Short task:
Leaving out every picture, retype the lines below from the top through the one that contains "import plotly.graph_objects as go".
== Information provided
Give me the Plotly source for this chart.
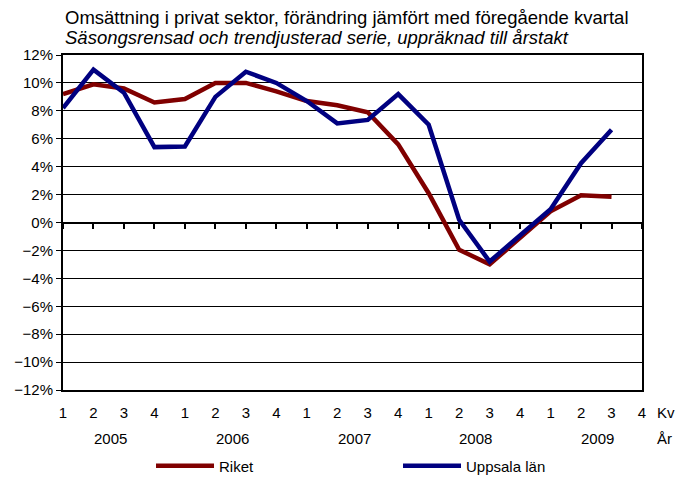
import plotly.graph_objects as go

quarters = ["1", "2", "3", "4"] * 5
years = ["2005", "2006", "2007", "2008", "2009"]
riket = [9.2, 9.9, 9.6, 8.6, 8.85, 10.0, 10.0, 9.4, 8.7, 8.4, 7.9, 5.6, 2.1, -1.95, -3.0, -1.1, 0.8, 1.95, 1.85]
uppsala = [8.2, 10.95, 9.3, 5.4, 5.45, 9.0, 10.8, 10.0, 8.7, 7.1, 7.35, 9.2, 7.0, 0.2, -2.8, -0.95, 0.95, 4.25, 6.65]
title1 = "Omsättning i privat sektor, förändring jämfört med föregående kvartal"
title2 = "Säsongsrensad och trendjusterad serie, uppräknad till årstakt"

FONT = "Liberation Sans, Arial, sans-serif"
xs = list(range(len(riket)))

fig = go.Figure()
fig.add_trace(go.Scatter(x=xs, y=riket, mode="lines", name="Riket", legend="legend",
                         line=dict(color="#800000", width=4.5)))
fig.add_trace(go.Scatter(x=xs, y=uppsala, mode="lines", name="Uppsala län", legend="legend2",
                         line=dict(color="#000080", width=4.5)))
fig.add_trace(go.Scatter(x=[0], y=[0], xaxis="x2", mode="markers",
                         marker=dict(opacity=0), showlegend=False, hoverinfo="skip"))

n = len(quarters)
leg = dict(orientation="h", y=-0.227, xanchor="left", yanchor="middle",
           font=dict(size=15), bgcolor="rgba(0,0,0,0)", itemwidth=58)
fig.update_layout(
    template="none",
    width=679, height=469,
    margin=dict(l=55, r=45, t=47, b=87, autoexpand=False),
    paper_bgcolor="white", plot_bgcolor="white",
    font=dict(family=FONT, size=15, color="black"),
    showlegend=True,
    legend=dict(leg, x=0.152),
    legend2=dict(leg, x=0.5786),
    xaxis=dict(range=[0, n - 1], tickmode="array", tickvals=list(range(n)), ticktext=quarters,
               showgrid=False, zeroline=False, showline=True, linecolor="black", linewidth=2,
               mirror=True, ticks="", ticklabelstandoff=8, tickfont=dict(size=15),
               automargin=False),
    xaxis2=dict(overlaying="x", anchor="free", position=0.5, range=[0, n - 1],
                tickmode="array", tickvals=list(range(n)), ticks="outside", ticklen=5,
                tickwidth=2, tickcolor="black", showticklabels=False, showgrid=False,
                zeroline=False, showline=False, automargin=False),
    yaxis=dict(range=[-12, 12], dtick=2, tick0=0, ticksuffix="%", showgrid=True,
               gridcolor="black", gridwidth=1, zeroline=True, zerolinecolor="black",
               zerolinewidth=2, showline=True, linecolor="black", linewidth=2, mirror=True,
               ticks="outside", ticklen=5, tickcolor="black", tickwidth=1,
               tickfont=dict(size=15), automargin=False),
)

ann = [
    dict(text=title1, x=0, y=1.113, xref="paper", yref="paper", xanchor="left",
         yanchor="middle", showarrow=False, font=dict(size=18.5)),
    dict(text="<i>" + title2 + "</i>", x=0, y=1.051, xref="paper", yref="paper",
         xanchor="left", yanchor="middle", showarrow=False, font=dict(size=18.5)),
    dict(text="Kv", x=1.022, y=-0.066, xref="paper", yref="paper", xanchor="left",
         yanchor="middle", showarrow=False, font=dict(size=15)),
    dict(text="År", x=1.022, y=-0.146, xref="paper", yref="paper", xanchor="left",
         yanchor="middle", showarrow=False, font=dict(size=15)),
]
for i, yr in enumerate(years):
    ann.append(dict(text=yr, x=4 * i + 1.55, y=-0.146, xref="x", yref="paper",
                    xanchor="center", yanchor="middle", showarrow=False, font=dict(size=15)))
fig.update_layout(annotations=ann)

fig.write_html("out.html")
====
Exercise response:
Give me the Plotly source for this chart.
import plotly.graph_objects as go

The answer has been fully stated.